There’s a new rule at Put This On: any news about the late, great photographer Bill Cunningham gets published. And from now until September, you can check out an exhibit of his life and work, titled Celebrating Bill Cunningham, at the New-York Historical Society.
The exhibit holds some of Cunningham’s personal style signatures — the bike he used to get around NYC, the Nikon camera he used to shoot photos, and the battered French chore coat that was as charming as his smile. But among those are also some of the hats he designed as a milliner under the name William J (before be became a street style photographer); photos from his Facades project, where he spent eight years documenting NYC’s architectural and fashion history; and digitized excerpts from his scrapbooks.

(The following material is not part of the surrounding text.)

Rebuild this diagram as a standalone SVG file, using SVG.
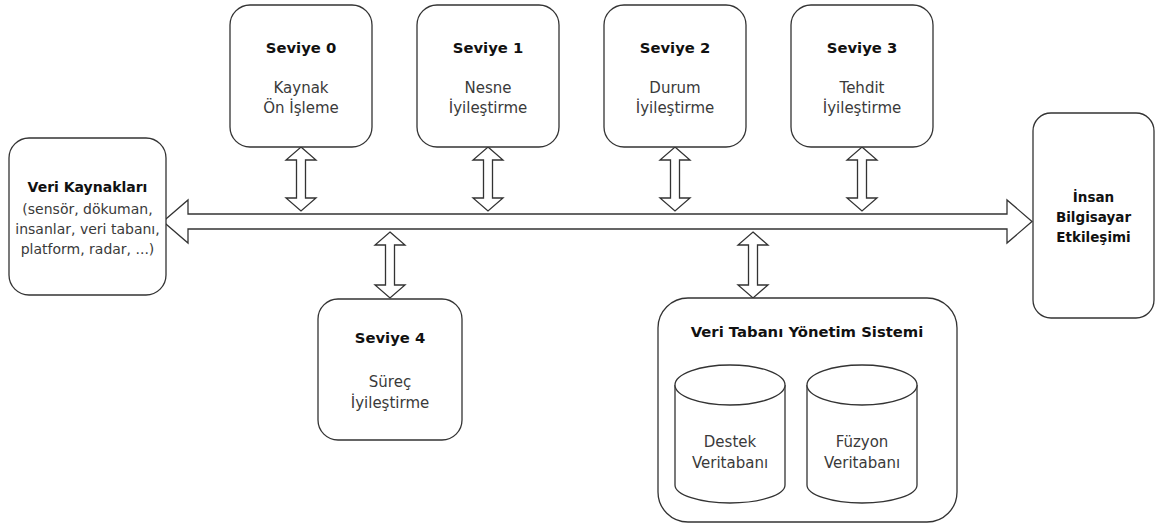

For readers outside of NYC, The New York Times has some of those digitized excerpts up at their site. The hardcover scrapbooks hold neatly cut-out press clippings, photos, mementos, and what-have-yous. One of the ads he used for his hat business describes his creations as “The Wildest! The Maddest! The Most Fabulous!!!” There are some wonderful photos in there of hats in all sorts of wild shapes and colors. A journalist wrote the following in an undated newspaper clipping: “Beach hats are his meat and fish are his décor. Lobsters, octupi [sic] and other denizens of the deep sit whimsically on his chapeaux. Twenty‐ seven years old and Harvard‐educated, William J. is the newcomer who startled millinery circles with his fruit and vegetable collection of beach hats last year.”